Nie jesteśmy sami...
Dopiero w 1981 roku pierwszy raz wyniesiono cudowny obraz na zewnątrz. Towarzyszyła temu ogromna procesja wiernych przez całe Stare Miasto i śródmieście Lublina.
- Jeśli pytamy o sens i przesłanie Cudu lubelskiego, to jest to solidarność z ludem w Polsce, który cierpiał z powodu już zaciągającej się nocy komunizmu. Wielu było w więzieniach, w 1948 roku wróciła pierwsza grupa zesłańców na Syberię, a trzeba powiedzieć, że wracali oni aż do 1955 roku.
Był to też znak nadziei, że oto Niebo interesuje się losem zwykłych ludzi i upomina się za tymi, którzy chcą wierzyć - mówił brat Derdziuk. - Ta solidarność Matki Bożej, która płacze nad ludem, miała skłonić do tego, aby ludzie przemienili swoje serce. Tam, gdzie nie pomaga napomnienie, to łza wyciśnięta z oka kogoś, kto cierpi, porusza serce.
Cud lubelski obudził na nowo wiarę. Pokazał, że zaprzaństwo, które było udziałem sporej części ludzi, jest czymś, co budzi żal i współczucie Matki Najświętszej. - To był znak, że nie powinno się tego robić, że to jest po prostu złe - podkreślił kapucyn. - Dał także odporność tym, którzy potem byli prześladowani, relegowani ze studiów, wyrzucani z pracy.

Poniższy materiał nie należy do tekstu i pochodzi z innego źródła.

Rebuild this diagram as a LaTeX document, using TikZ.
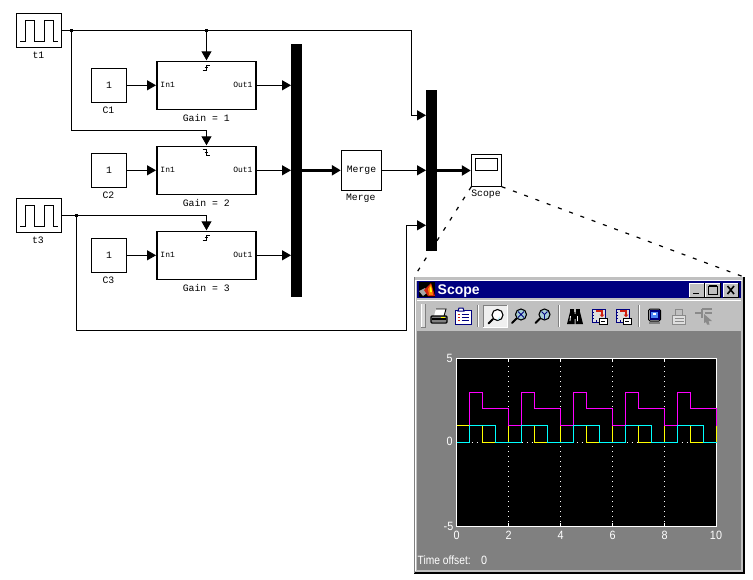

Oni stali się zaczynem tej grupy, która się sprzeciwiała komunie.
Cud lubelski był przyczynkiem do tego, że w katedrze powstało Sanktuarium Matki Bożej Płaczącej. - Te klęczniki wydarte kolanami ludzi, jak też liczne wota, różne dary, tabliczki wotywne pokazują, że to miejsce nadal przyciąga, bo jest w jakiś sposób cudowne przez to, że ludzie zyskują tu łaski - mówił br. Derdziuk. - Myślę, że tym bardziej w taką rocznicę warto jeszcze raz pomyśleć o tym, że Matka Boża czuwa nad naszym narodem.
Każda kolejna rocznica Cudu lubelskiego z 1949 roku gromadzi w katedrze tłumy wiernych, zarówno młodzieży, jak i seniorów. - Mimo że w ostatnich latach dużo było motywów beznadziei, to właśnie tam ludzie uczą się nadziei, że oto Matka Boża jest z nami, Jej łzy pokazują, że nie jesteśmy samotni w naszym cierpieniu i że Ona wybłaga u Syna przemianę serca, o którą prosimy - podkreślił kapucyn.